Jupiter Square Natal Uranus
Transiting Jupiter square your natal Uranus activates a collision between your appetite for expansion and your need for radical independence. Jupiter amplifies; Uranus destabilizes. Together they create pressure toward sudden change, but the square means these two impulses are competing rather than aligned. You may feel pulled toward opportunities that promise liberation, a new direction, a bold break, an unconventional path, yet the very scale of Jupiter's enthusiasm can make the impulse feel reckless or oversized. The real tension is between genuine growth and escape dressed as growth.
During this transit, you tend to move first and rationalize later. You say yes to the radical option before checking whether it actually serves you or simply flatters your image as someone unafraid of change. Relationships often absorb the cost: partners or close friends experience your sudden restlessness as withdrawal or rejection, when what's really happening is Jupiter inflating your sense of what's possible outside the current structure.
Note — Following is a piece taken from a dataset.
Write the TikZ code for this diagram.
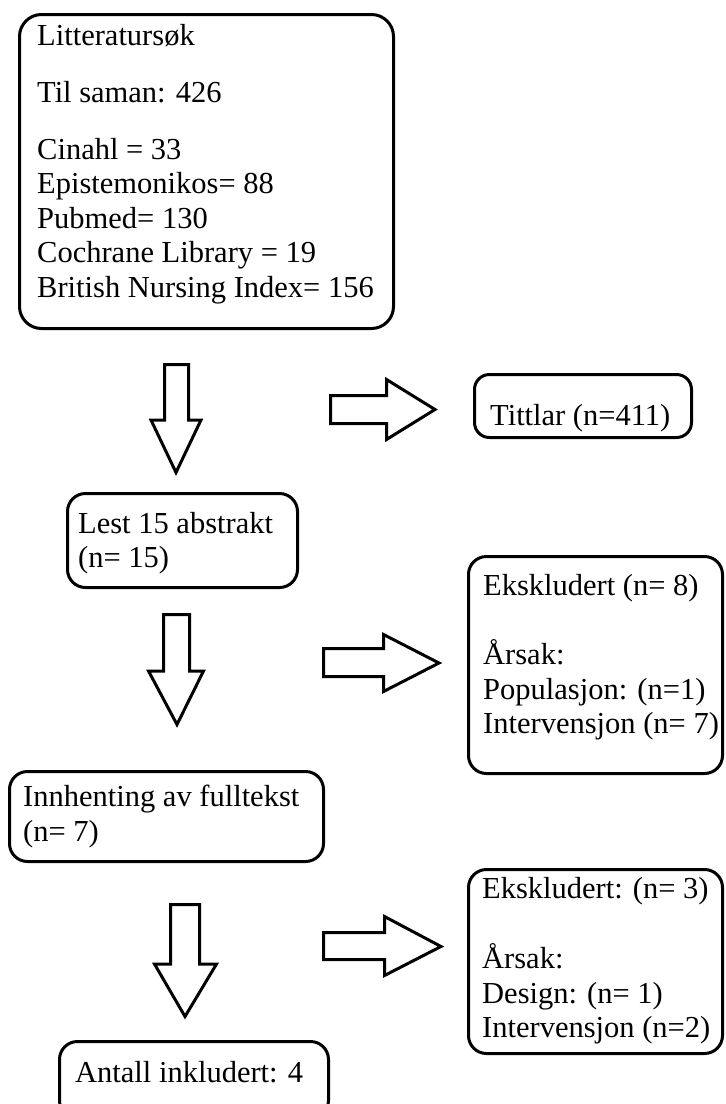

You may not be leaving the relationship; you're just briefly convinced that staying in it is the same as staying small. The square doesn't make you selfish, it makes you unconscious about the difference between freedom and avoidance.
The psychological blind spot here is confusing possibility with necessity. Jupiter makes everything look necessary and urgent. Uranus makes everything feel suffocating if you stay still. Together they can convince you that the next thing is salvation, when it may simply be novelty. A useful adjustment in this period is to separate the impulse to change from the decision to act. Notice the restlessness without immediately obeying it. Ask yourself: Am I moving toward something, or away from discomfort? The answer often clarifies whether the opportunity is real or reactive.
This period can also surface where you've been too accommodating or too contained in your actual life. The square isn't all distortion, it can reveal genuine constraints that do need breaking. The work is to distinguish between the two before you've already upended something you'll regret. Slow the expansion enough to know what you're actually expanding toward.